As mentioned above, Wilson Yards got its name from the train yards and shops that were previously located on this spot. Constructed by the Northwest Elevated Railroad, a precursor to the Brown Line and the Red Line north of the Loop, these yards were used for working on and storing train cars. When the yards were built around 1900 this location made sense—the Northwest Elevated line terminated at the Wilson yards, so they served a purpose similar to that of the Howard station today. However, in time, with the founding of the CTA and the extension of the Red Line north, the location of maintenance yards at Wilson became less convenient, and the yards saw decreasing use. This culminated with the opening of an expanded Howard station maintenance facility in 1993, after which the CTA used the Wilson yard mostly for storage. However, as the yards saw less official use by the CTA they simultaneously became a hub for a more informal purpose—graffiti art. In hip hop culture, there has long existed an affinity between graffiti art and trains, especially metros like Chicago’s El and the NY subway, so a nearly abandoned train yard was the perfect place for graffiti culture to flourish.

 

At Uptown Theater, we learned a bit about TIFs and how they’ve been controversial in privatizing urban land development, making it more business-oriented. Many TIF areas in Chicago have been taken over entirely by condos and private retail development, but Wilson Yards is a TIF area that counters this trend. Wilson Yards has been redeveloped with attention to the retention of long-standing poor families who possess a right to the benefits of TIF development. Given the decades-long history of urban renewal resulting in near-total displacement of marginalized communities, how did this come about?

TIFs are a complex financial instrument used by the city of Chicago to raise funds for development. A major criticism of TIFs is that it’s a non-transparent public fund. To learn more, watch the full video via WBEZ’s Curious City.

 

In Uptown, it is widely understood that you either “loved or hated” Helen Shiller. She took her alder seat in 1987 on her third try and after approximately a decade and a half of organizing and activism in Uptown. Getting voted over “machine” candidates in the 46th Ward was a process; over the years she was able to build up the base of support to win as a pro-poor candidate, the work for which had begun with the ISC-backed 1975 aldermanic campaign to elect Jose Cha-Cha Jimenez. She became famous for resisting City Council budgets under mayor Richard M. Daley. Many saw her as a champion of the poor who resisted the Democratic Machine as an independent candidate. She was closely associated with the campaign, and later, the tenure of Harold Washington. Others, such as the Uptown Chicago Commission, saw her as endorsing gangs, “junkies” and “anti-social” elements in a bid to remain in power, while blocking Uptown’s path to progress in the process.

 

A 1991 cartoon by Daniel Sotomayer portrays alder Shiller as a knight that has defeated the Daley machine (depicted as a dragon).

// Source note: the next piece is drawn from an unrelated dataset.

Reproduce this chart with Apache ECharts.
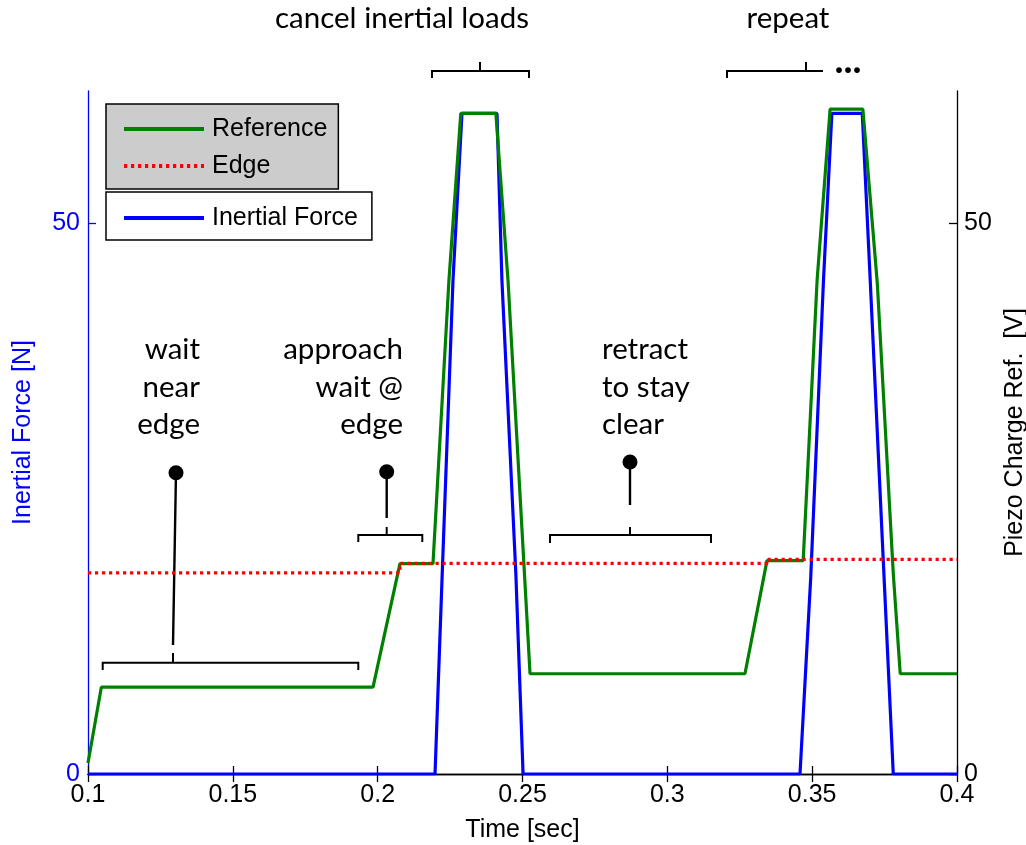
<!DOCTYPE html>
<html>
<head>
<meta charset="utf-8">
<script src="https://cdn.jsdelivr.net/npm/echarts/dist/echarts.min.js"></script>
<style>
  html, body { margin: 0; padding: 0; background: #ffffff; overflow: hidden; }
  #chart { width: 1026px; height: 845px; }
</style>
</head>
<body>
<div id="chart"></div>
<script>
// ---- data ----
const xTicks = [0.1, 0.15, 0.2, 0.25, 0.3, 0.35, 0.4];
const yTicks = [0, 50];

// Inertial Force [N] (left axis)
const forceT = [0.1, 0.2198, 0.2222, 0.2260, 0.2291, 0.2412, 0.2429, 0.2477, 0.2502,
                0.3458, 0.3495, 0.3539, 0.3568, 0.3673, 0.3700, 0.3746, 0.3780, 0.4];
const forceV = [0, 0, 17.56, 44.8, 59.96, 59.96, 44.8, 18.2, 0,
                0, 17.83, 44.8, 59.96, 59.96, 45.05, 19.1, 0, 0];

// Reference [V] (right axis)
const refT = [0.1, 0.1046, 0.1984, 0.2077, 0.2191, 0.2246, 0.2287, 0.2408, 0.2450, 0.2508, 0.2526,
              0.3268, 0.3344, 0.3469, 0.3517, 0.3562, 0.3675, 0.3725, 0.3780, 0.3804, 0.4];
const refV = [1.0, 7.88, 7.88, 19.1, 19.1, 44.8, 59.96, 59.96, 44.8, 17.6, 9.1,
              9.1, 19.37, 19.37, 44.8, 60.36, 60.36, 44.5, 18.2, 9.1, 9.1];

// Edge [V] (right axis)
const edgeT = [0.1, 0.2077, 0.2077, 0.3344, 0.3344, 0.4];
const edgeV = [18.26, 18.26, 19.12, 19.12, 19.48, 19.48];

const pairs = (t, v) => t.map((x, i) => [x, v[i]]);

const AXF = 'Liberation Sans, Arial, sans-serif';
const ANF = 'Lato, sans-serif';
const ANS = 29.5;

const chart = echarts.init(document.getElementById('chart'), null, { renderer: 'canvas' });

function txt(x, y, s, align, font) {
  return {
    type: 'text', x: x, y: y, silent: true,
    style: { text: s, fill: '#000', font: font || (ANS + 'px ' + ANF), textAlign: align, textVerticalAlign: 'middle' }
  };
}
function ln(pts, w) {
  return { type: 'polyline', silent: true, shape: { points: pts },
           style: { stroke: '#000', lineWidth: w || 2, fill: null } };
}
function dot(x, y) {
  return { type: 'circle', silent: true, shape: { cx: x, cy: y, r: 7.5 }, style: { fill: '#000' } };
}

const legendCommon = {
  orient: 'vertical', borderColor: '#000', borderWidth: 1.5,
  itemWidth: 80, itemHeight: 14, itemGap: 9, selectedMode: false,
  itemStyle: { opacity: 0 },
  lineStyle: { width: 4 },
  textStyle: { fontFamily: AXF, fontSize: 25, color: '#000', lineHeight: 28, padding: [0, 0, 0, 3] }
};

const option = {
  backgroundColor: '#ffffff',
  animation: false,
  grid: { left: 88, right: 69, top: 91, bottom: 71, containLabel: false, outerBoundsMode: 'none' },
  xAxis: [
    {
      type: 'value', position: 'bottom', min: 0.1, max: 0.4, interval: 0.05,
      name: 'Time [sec]', nameLocation: 'middle', nameGap: 44,
      nameTextStyle: { fontFamily: AXF, fontSize: 25, color: '#000' },
      axisLine: { show: true, lineStyle: { color: '#000', width: 1.3 } },
      axisTick: { show: true, inside: true, length: 8, lineStyle: { color: '#000', width: 1.3 } },
      axisLabel: { fontFamily: AXF, fontSize: 25, color: '#000', margin: 9,
                   formatter: v => String(+v.toFixed(2)) },
      splitLine: { show: false }
    },
    {
      type: 'value', position: 'top', min: 0.1, max: 0.4, interval: 0.05,
      axisLine: { show: true, lineStyle: { color: '#000', width: 1.3 } },
      axisTick: { show: true, inside: true, length: 8, lineStyle: { color: '#000', width: 1.3 } },
      axisLabel: { show: false },
      splitLine: { show: false }
    }
  ],
  yAxis: [
    {
      type: 'value', position: 'left', min: 0, max: 62, interval: 50,
      name: 'Inertial Force [N]', nameLocation: 'middle', nameGap: 52, nameRotate: 90,
      nameTextStyle: { fontFamily: AXF, fontSize: 25, color: '#0000ff' },
      axisLine: { show: true, lineStyle: { color: '#0000ff', width: 1.3 } },
      axisTick: { show: true, inside: true, length: 8, customValues: yTicks,
                  lineStyle: { color: '#0000ff', width: 1.3 } },
      axisLabel: { fontFamily: AXF, fontSize: 25, color: '#0000ff', margin: 8, customValues: yTicks },
      splitLine: { show: false }
    },
    {
      type: 'value', position: 'right', min: 0, max: 62, interval: 50,
      name: 'Piezo Charge Ref.  [V]', nameLocation: 'middle', nameGap: 38, nameRotate: 90,
      nameTextStyle: { fontFamily: AXF, fontSize: 25, color: '#000' },
      axisLine: { show: true, lineStyle: { color: '#000', width: 1.3 } },
      axisTick: { show: true, inside: true, length: 8, customValues: yTicks,
                  lineStyle: { color: '#000', width: 1.3 } },
      axisLabel: { fontFamily: AXF, fontSize: 25, color: '#000', margin: 7, customValues: yTicks },
      splitLine: { show: false }
    }
  ],
  legend: [
    Object.assign({}, legendCommon, {
      data: ['Reference', 'Edge'], left: 106, top: 104,
      backgroundColor: '#cccccc', padding: [11, 11, 9, 16]
    }),
    Object.assign({}, legendCommon, {
      data: ['Inertial Force'], left: 106, top: 192,
      backgroundColor: '#ffffff', padding: [12, 14, 8, 16]
    })
  ],
  series: [
    {
      name: 'Inertial Force', type: 'line', xAxisIndex: 0, yAxisIndex: 0,
      data: pairs(forceT, forceV), showSymbol: false, symbol: 'none', z: 2,
      lineStyle: { color: '#0000ff', width: 3.2 }, itemStyle: { color: '#0000ff' }
    },
    {
      name: 'Reference', type: 'line', xAxisIndex: 0, yAxisIndex: 1,
      data: pairs(refT, refV), showSymbol: false, symbol: 'none', z: 3,
      lineStyle: { color: '#008000', width: 3.2 }, itemStyle: { color: '#008000' }
    },
    {
      name: 'Edge', type: 'line', xAxisIndex: 0, yAxisIndex: 1,
      data: pairs(edgeT, edgeV), showSymbol: false, symbol: 'none', z: 4,
      lineStyle: { color: '#ff0000', width: 3.2, type: [3.2, 3.8] }, itemStyle: { color: '#ff0000' }
    }
  ],
  graphic: [
    // top annotations
    txt(402, 18.5, 'cancel inertial loads', 'center'),
    ln([[432, 78], [432, 71], [529, 71], [529, 78]]),
    ln([[480, 71], [480, 62]]),
    txt(788, 18.5, 'repeat', 'center'),
    ln([[727, 78], [727, 71], [823, 71]]),
    ln([[806, 71], [806, 62]]),
    txt(848, 61, '...', 'center', 'bold 38px ' + ANF),
    // wait near edge
    txt(200, 349, 'wait', 'right'),
    txt(200, 387, 'near', 'right'),
    txt(200, 424, 'edge', 'right'),
    dot(176, 472.7),
    ln([[176, 472], [173, 645]], 2.4),
    ln([[173, 653], [173, 662.7]]),
    ln([[102.7, 670], [102.7, 662.7], [358.3, 662.7], [358.3, 670]]),
    // approach wait @ edge
    txt(403, 349, 'approach', 'right'),
    txt(403, 387, 'wait @', 'right'),
    txt(403, 424, 'edge', 'right'),
    dot(386.7, 471.7),
    ln([[386.7, 471], [386.7, 518]], 2.4),
    ln([[386.7, 527], [386.7, 535]]),
    ln([[358.3, 542], [358.3, 535], [422.3, 535], [422.3, 542]]),
    // retract to stay clear
    txt(602, 349, 'retract', 'left'),
    txt(602, 387, 'to stay', 'left'),
    txt(602, 424, 'clear', 'left'),
    dot(630, 462),
    ln([[630, 462], [630, 505]], 2.4),
    ln([[630, 527], [630, 535]]),
    ln([[550, 543], [550, 535], [711, 535], [711, 543]])
  ]
};

chart.setOption(option);
</script>
</body>
</html>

The introductory issue (1981) of All Chicago City News, an Uptown-based radical publication, featured pieces by different activists in the area. In this section, Shiller focuses on low-income housing, a frontline issue for her campaigns for alderwoman in 1978 and 1979.

 

1996 photo by David Wilson of the Wilson yards area following the fire that year (Creative Commons).

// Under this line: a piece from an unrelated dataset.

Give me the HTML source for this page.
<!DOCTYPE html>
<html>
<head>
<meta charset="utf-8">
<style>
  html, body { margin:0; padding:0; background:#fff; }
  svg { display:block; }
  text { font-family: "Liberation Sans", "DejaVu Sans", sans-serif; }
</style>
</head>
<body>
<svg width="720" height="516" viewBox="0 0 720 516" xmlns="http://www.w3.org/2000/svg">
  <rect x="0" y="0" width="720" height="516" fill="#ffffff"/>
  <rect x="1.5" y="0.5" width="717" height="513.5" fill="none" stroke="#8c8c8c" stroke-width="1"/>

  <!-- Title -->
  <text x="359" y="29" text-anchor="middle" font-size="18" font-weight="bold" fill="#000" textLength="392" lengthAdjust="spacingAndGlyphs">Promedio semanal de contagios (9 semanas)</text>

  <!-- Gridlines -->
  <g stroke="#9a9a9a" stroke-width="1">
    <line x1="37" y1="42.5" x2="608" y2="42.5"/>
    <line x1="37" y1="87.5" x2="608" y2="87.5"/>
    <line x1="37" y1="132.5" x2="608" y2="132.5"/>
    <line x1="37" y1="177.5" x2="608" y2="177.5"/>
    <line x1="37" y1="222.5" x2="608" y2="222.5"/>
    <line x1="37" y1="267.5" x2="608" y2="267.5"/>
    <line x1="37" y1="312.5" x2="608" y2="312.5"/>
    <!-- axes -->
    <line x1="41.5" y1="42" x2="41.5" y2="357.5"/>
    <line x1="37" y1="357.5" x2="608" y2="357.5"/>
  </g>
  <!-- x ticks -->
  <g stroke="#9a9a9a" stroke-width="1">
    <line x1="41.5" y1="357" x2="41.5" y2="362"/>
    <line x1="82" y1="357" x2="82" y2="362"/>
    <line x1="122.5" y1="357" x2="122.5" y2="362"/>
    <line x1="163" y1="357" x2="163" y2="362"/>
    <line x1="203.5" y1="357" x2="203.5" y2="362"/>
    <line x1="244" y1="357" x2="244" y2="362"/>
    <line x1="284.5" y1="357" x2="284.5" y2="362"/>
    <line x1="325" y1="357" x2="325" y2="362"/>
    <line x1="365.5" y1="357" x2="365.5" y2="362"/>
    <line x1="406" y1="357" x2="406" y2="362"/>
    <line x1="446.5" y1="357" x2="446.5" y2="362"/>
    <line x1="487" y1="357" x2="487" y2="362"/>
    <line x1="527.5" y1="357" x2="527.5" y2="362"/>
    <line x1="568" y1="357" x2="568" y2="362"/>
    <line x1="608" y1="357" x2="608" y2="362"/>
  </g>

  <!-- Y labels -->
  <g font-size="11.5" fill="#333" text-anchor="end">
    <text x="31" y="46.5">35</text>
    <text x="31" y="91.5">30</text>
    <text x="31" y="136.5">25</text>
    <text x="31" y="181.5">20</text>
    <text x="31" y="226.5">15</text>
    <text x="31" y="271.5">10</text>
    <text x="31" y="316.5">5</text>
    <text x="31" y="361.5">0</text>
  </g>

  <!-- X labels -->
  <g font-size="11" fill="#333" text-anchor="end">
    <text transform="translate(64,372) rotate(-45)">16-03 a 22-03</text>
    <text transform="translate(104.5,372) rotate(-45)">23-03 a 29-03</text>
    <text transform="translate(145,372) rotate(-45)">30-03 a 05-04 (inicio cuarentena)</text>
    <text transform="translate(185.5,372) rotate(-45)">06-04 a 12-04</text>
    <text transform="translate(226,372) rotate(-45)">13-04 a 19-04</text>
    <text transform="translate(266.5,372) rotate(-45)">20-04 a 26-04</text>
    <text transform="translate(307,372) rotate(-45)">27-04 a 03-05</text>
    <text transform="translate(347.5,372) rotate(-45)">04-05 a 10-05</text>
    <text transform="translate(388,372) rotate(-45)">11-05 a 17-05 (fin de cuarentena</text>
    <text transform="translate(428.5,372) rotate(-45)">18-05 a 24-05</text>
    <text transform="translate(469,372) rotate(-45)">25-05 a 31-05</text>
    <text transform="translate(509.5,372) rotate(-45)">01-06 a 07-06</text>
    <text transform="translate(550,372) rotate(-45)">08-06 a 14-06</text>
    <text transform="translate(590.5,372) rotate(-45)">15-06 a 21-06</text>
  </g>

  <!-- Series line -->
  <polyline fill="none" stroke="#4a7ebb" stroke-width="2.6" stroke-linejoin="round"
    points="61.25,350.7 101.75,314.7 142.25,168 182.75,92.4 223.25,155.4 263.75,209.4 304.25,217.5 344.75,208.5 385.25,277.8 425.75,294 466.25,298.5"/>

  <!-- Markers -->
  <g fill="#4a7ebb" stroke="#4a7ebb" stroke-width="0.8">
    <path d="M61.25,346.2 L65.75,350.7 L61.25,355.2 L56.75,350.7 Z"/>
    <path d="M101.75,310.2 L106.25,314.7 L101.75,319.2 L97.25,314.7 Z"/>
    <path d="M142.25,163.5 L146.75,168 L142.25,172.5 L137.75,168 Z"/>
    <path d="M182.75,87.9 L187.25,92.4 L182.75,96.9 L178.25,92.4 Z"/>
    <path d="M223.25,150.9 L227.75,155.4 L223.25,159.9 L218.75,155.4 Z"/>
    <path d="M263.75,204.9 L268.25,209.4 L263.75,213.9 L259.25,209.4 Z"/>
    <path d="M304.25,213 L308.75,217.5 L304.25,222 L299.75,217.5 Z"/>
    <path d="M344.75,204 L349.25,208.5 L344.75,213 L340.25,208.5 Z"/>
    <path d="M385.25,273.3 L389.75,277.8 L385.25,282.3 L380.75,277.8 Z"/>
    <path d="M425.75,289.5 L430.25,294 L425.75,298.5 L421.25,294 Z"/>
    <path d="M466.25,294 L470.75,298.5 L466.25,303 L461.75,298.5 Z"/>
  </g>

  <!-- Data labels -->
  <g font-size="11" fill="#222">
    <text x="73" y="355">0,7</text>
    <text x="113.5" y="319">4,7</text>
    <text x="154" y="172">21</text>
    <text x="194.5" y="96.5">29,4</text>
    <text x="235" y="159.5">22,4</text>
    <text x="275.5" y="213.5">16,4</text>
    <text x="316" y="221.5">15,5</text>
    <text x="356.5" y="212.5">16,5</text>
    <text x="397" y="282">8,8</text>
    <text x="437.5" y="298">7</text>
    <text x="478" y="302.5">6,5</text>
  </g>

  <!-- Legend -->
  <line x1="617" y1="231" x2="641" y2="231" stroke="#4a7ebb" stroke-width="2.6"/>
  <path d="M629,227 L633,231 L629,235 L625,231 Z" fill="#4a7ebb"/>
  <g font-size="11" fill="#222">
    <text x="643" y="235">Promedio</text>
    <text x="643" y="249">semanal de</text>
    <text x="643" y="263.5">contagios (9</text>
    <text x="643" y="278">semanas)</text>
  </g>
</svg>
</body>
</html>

The Wilson Yards project is arguably the biggest achievement of Helen Shiller, who served as alder of the 46th Ward from 1987 all the way to 2011. Throughout her tenure, she was consistent and highly controversial in her attempts to retain low-income housing in the area, pursuing a policy of “development without displacement” even as Uptown saw economic growth as a prime lake-adjacent neighborhood. As an active member of the Intercommunal Survival Committee since the 1970s, Shiller had a well-established record in advocating for mixed housing as a crucial means through which “urban removal” could be resisted. In 1996, the area around the Wilson yards were badly affected by a fire. This provided Shiller the opportunity to push for a mixed model of redevelopment in this now-blighted area, combining services and housing for low-income residents with those that catered to businesses and wealthier residents.

 
 

This 1974 map in an issue of Community Control, the Intercommunal Survival Committee’s newsletter at the time, shows that low-income housing continued to be a rallying point right from the Hank Williams Village movement. As we saw with Lawrence House and other sites, each decade brought up new challenges and new strategies around the issue.

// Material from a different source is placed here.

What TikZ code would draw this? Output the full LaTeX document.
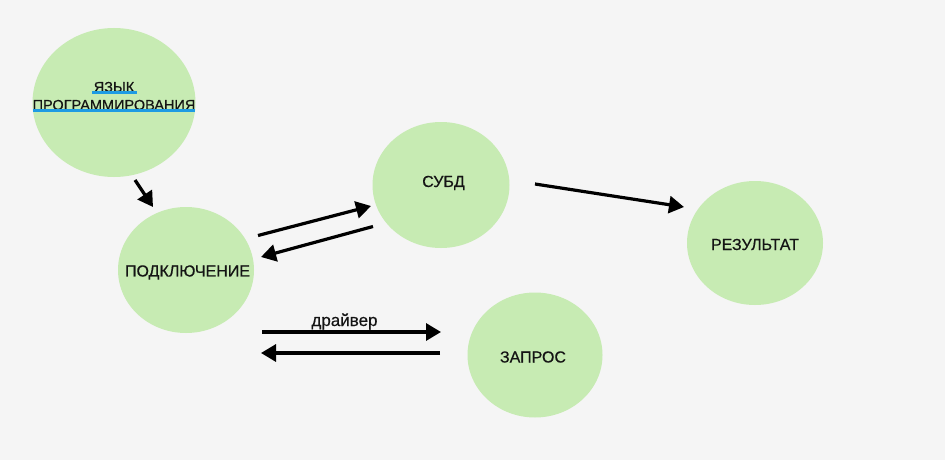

A 2002 CTA map showing the parcel of land sold by the CTA for the development of Wilson Yards. Courtesy of Helen Shiller.

 
 

This 2004 annotated map shows the distribution different types of housing around Wilson Yard a few years after the designation of the TIF area in 2001. Courtesy of Helen Shiller.

In the case of Wilson Yards, apart from attracting private businesses, TIF funds were used to build or renovate numerous residential buildings of affordable housing (615 apartments for low-income families), provide funding to four small local businesses, and add facilities to two public schools and one public university. A Target store set up in the area offered training and employment to a few Uptown residents, though these numbers were not too high.

 

Given community organizations’ long-standing, and well-founded distrust of TIFs as an instrument of urban removal and a tool of the political machine, Shiller’s support of designating Wilson Yards as a TIF area was controversial on all sides. It took twelve years of legal and political contestation until the Wilson Yards project was finally completed in 2010. But this project was exemplary of Shiller’s practical approach to getting resources for affordable housing in the neoliberal era, where much of urban land development had become privatized and rapaciously market-oriented. As such, it entailed a different set of strategies than the ones Uptown’s poor had used in previous decades.